* WHAT IS EXPECTED *
Reproduce the records below exactly, leaving out any pictures.

* Data records *
----------------------------------------
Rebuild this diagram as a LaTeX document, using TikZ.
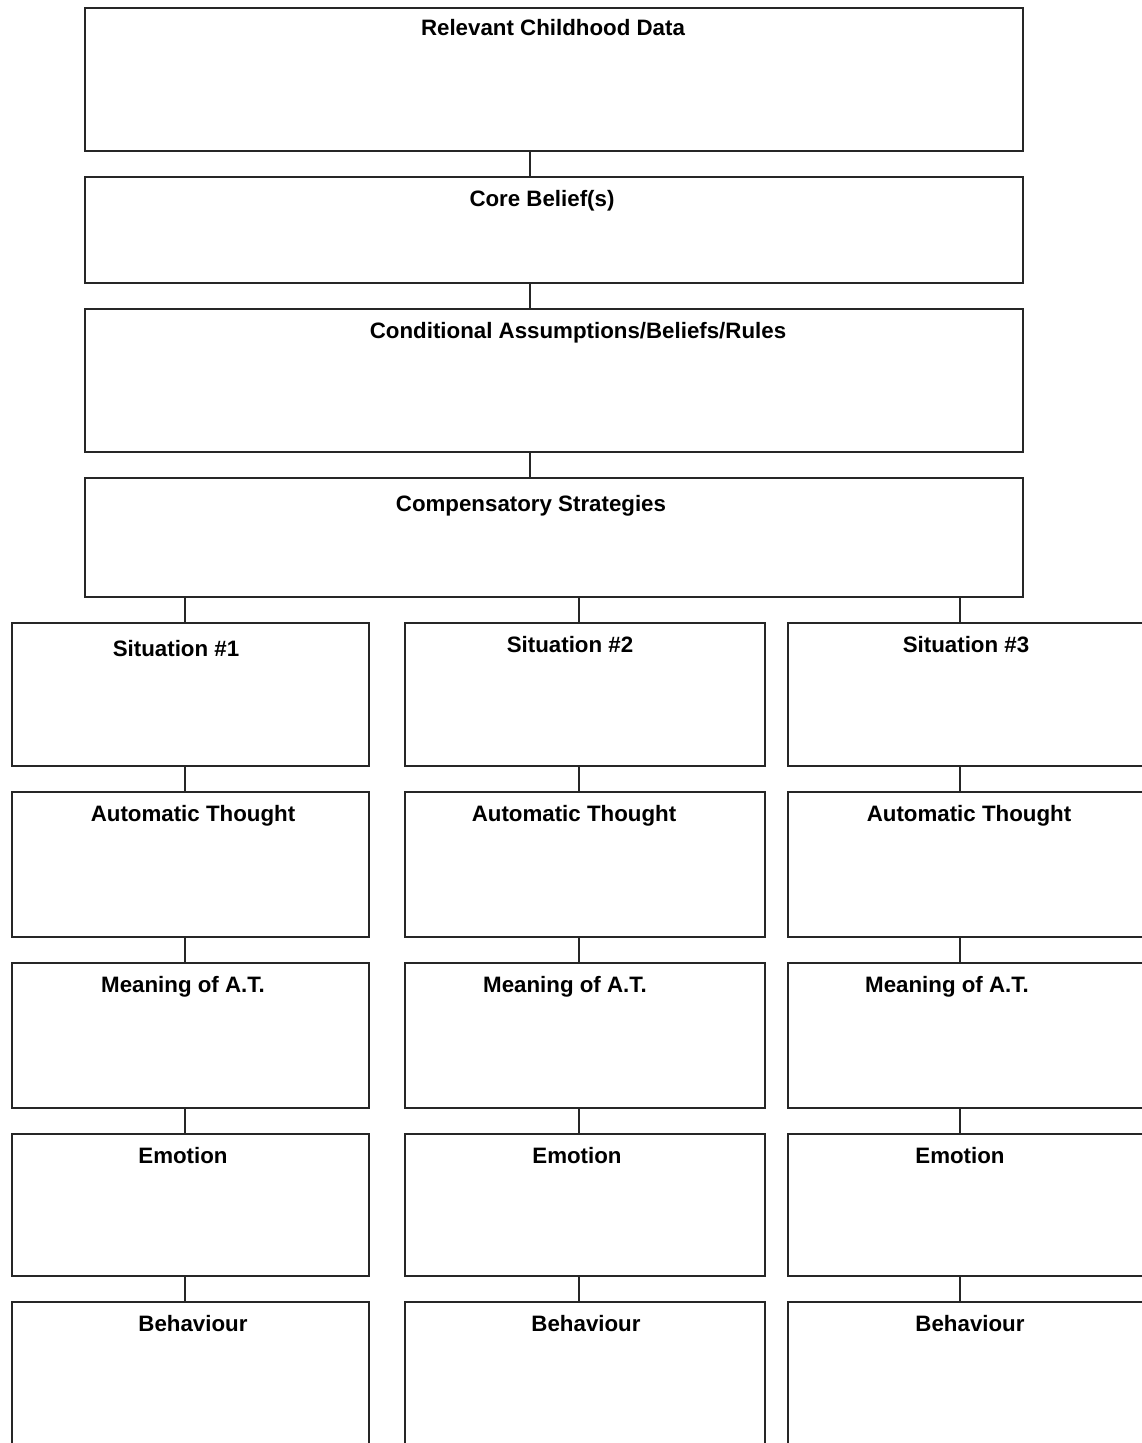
\documentclass[tikz,border=0pt]{standalone}
\usepackage{fontspec}
\setmainfont{Liberation Sans}
\begin{document}
\begin{tikzpicture}[x=1pt,y=-1pt,
  box/.style={draw=black!85, line width=2pt, fill=white, inner sep=0pt, outer sep=0pt, rectangle},
  wide/.style={box, minimum width=938pt},
  title/.style={font=\fontsize{22.3}{25}\selectfont\bfseries, anchor=base, inner sep=0pt, text=black},
  link/.style={draw=black!85, line width=2pt}]
\useasboundingbox (0,0) rectangle (1142,1443);
\clip (0,0) rectangle (1142,1443);
\fill[white] (0,0) rectangle (1142,1443);
% top stack
\node[wide, minimum height=143pt] (rc) at (554,79.5) {};
\node[wide, minimum height=106pt] (cb) at (554,230) {};
\node[wide, minimum height=143pt] (ca) at (554,380.5) {};
\node[wide, minimum height=119pt] (cs) at (554,537.5) {};
\coordinate (xm) at (530,0);
\draw[link] (rc.south -| xm) -- (cb.north -| xm);
\draw[link] (cb.south -| xm) -- (ca.north -| xm);
\draw[link] (ca.south -| xm) -- (cs.north -| xm);
\node[title] (trc) at (553,35) {Relevant Childhood Data};
\node[title] (tcb) at (542,206) {Core Belief(s)};
\node[title] (tca) at (578,338) {Conditional Assumptions/Beliefs/Rules};
\node[title] (tcs) at (531,511) {Compensatory Strategies};
% three columns
\foreach \col/\xc/\w/\xl in {1/190.5/357/185, 2/585/360/579, 3/979/382/960}{
  \coordinate (x\col) at (\xl,0);
  \node[box, minimum width=\w pt, minimum height=143pt] (s\col) at (\xc,694.5) {};
  \node[box, minimum width=\w pt, minimum height=145pt] (a\col) at (\xc,864.5) {};
  \node[box, minimum width=\w pt, minimum height=145pt] (m\col) at (\xc,1035.5) {};
  \node[box, minimum width=\w pt, minimum height=142pt] (e\col) at (\xc,1205) {};
  \node[box, minimum width=\w pt, minimum height=168pt] (b\col) at (\xc,1386) {};
  \draw[link] (cs.south -| x\col) -- (s\col.north -| x\col);
  \draw[link] (s\col.south -| x\col) -- (a\col.north -| x\col);
  \draw[link] (a\col.south -| x\col) -- (m\col.north -| x\col);
  \draw[link] (m\col.south -| x\col) -- (e\col.north -| x\col);
  \draw[link] (e\col.south -| x\col) -- (b\col.north -| x\col);
}
\node[title] (ts1) at (176,656) {Situation \#1};
\node[title] (ts2) at (570,652) {Situation \#2};
\node[title] (ts3) at (966,652) {Situation \#3};
\node[title] (ta1) at (193,821) {Automatic Thought};
\node[title] (ta2) at (574,821) {Automatic Thought};
\node[title] (ta3) at (969,821) {Automatic Thought};
\node[title] (tm1) at (183,992) {Meaning of A.T.};
\node[title] (tm2) at (565,992) {Meaning of A.T.};
\node[title] (tm3) at (947,992) {Meaning of A.T.};
\node[title] (te1) at (183,1163) {Emotion};
\node[title] (te2) at (577,1163) {Emotion};
\node[title] (te3) at (960,1163) {Emotion};
\node[title] (tb1) at (193,1331) {Behaviour};
\node[title] (tb2) at (586,1331) {Behaviour};
\node[title] (tb3) at (970,1331) {Behaviour};
\end{tikzpicture}
\end{document}
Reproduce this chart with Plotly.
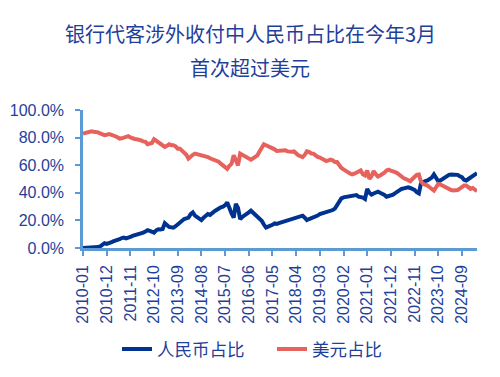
----------------------------------------
* OUTPUT *
Rebuild this diagram as a LaTeX document, using TikZ.
\documentclass[tikz,border=0pt]{standalone}
\usepackage{fontspec}
\setmainfont{Liberation Sans}
\begin{document}
\begin{tikzpicture}[x=1pt,y=-1pt,
  box/.style={draw=black!85, line width=2pt, fill=white, inner sep=0pt, outer sep=0pt, rectangle},
  wide/.style={box, minimum width=938pt},
  title/.style={font=\fontsize{22.3}{25}\selectfont\bfseries, anchor=base, inner sep=0pt, text=black},
  link/.style={draw=black!85, line width=2pt}]
\useasboundingbox (0,0) rectangle (1142,1443);
\clip (0,0) rectangle (1142,1443);
\fill[white] (0,0) rectangle (1142,1443);
% top stack
\node[wide, minimum height=143pt] (rc) at (554,79.5) {};
\node[wide, minimum height=106pt] (cb) at (554,230) {};
\node[wide, minimum height=143pt] (ca) at (554,380.5) {};
\node[wide, minimum height=119pt] (cs) at (554,537.5) {};
\coordinate (xm) at (530,0);
\draw[link] (rc.south -| xm) -- (cb.north -| xm);
\draw[link] (cb.south -| xm) -- (ca.north -| xm);
\draw[link] (ca.south -| xm) -- (cs.north -| xm);
\node[title] (trc) at (553,35) {Relevant Childhood Data};
\node[title] (tcb) at (542,206) {Core Belief(s)};
\node[title] (tca) at (578,338) {Conditional Assumptions/Beliefs/Rules};
\node[title] (tcs) at (531,511) {Compensatory Strategies};
% three columns
\foreach \col/\xc/\w/\xl in {1/190.5/357/185, 2/585/360/579, 3/979/382/960}{
  \coordinate (x\col) at (\xl,0);
  \node[box, minimum width=\w pt, minimum height=143pt] (s\col) at (\xc,694.5) {};
  \node[box, minimum width=\w pt, minimum height=145pt] (a\col) at (\xc,864.5) {};
  \node[box, minimum width=\w pt, minimum height=145pt] (m\col) at (\xc,1035.5) {};
  \node[box, minimum width=\w pt, minimum height=142pt] (e\col) at (\xc,1205) {};
  \node[box, minimum width=\w pt, minimum height=168pt] (b\col) at (\xc,1386) {};
  \draw[link] (cs.south -| x\col) -- (s\col.north -| x\col);
  \draw[link] (s\col.south -| x\col) -- (a\col.north -| x\col);
  \draw[link] (a\col.south -| x\col) -- (m\col.north -| x\col);
  \draw[link] (m\col.south -| x\col) -- (e\col.north -| x\col);
  \draw[link] (e\col.south -| x\col) -- (b\col.north -| x\col);
}
\node[title] (ts1) at (176,656) {Situation \#1};
\node[title] (ts2) at (570,652) {Situation \#2};
\node[title] (ts3) at (966,652) {Situation \#3};
\node[title] (ta1) at (193,821) {Automatic Thought};
\node[title] (ta2) at (574,821) {Automatic Thought};
\node[title] (ta3) at (969,821) {Automatic Thought};
\node[title] (tm1) at (183,992) {Meaning of A.T.};
\node[title] (tm2) at (565,992) {Meaning of A.T.};
\node[title] (tm3) at (947,992) {Meaning of A.T.};
\node[title] (te1) at (183,1163) {Emotion};
\node[title] (te2) at (577,1163) {Emotion};
\node[title] (te3) at (960,1163) {Emotion};
\node[title] (tb1) at (193,1331) {Behaviour};
\node[title] (tb2) at (586,1331) {Behaviour};
\node[title] (tb3) at (970,1331) {Behaviour};
\end{tikzpicture}
\end{document}
Reproduce this chart with Plotly.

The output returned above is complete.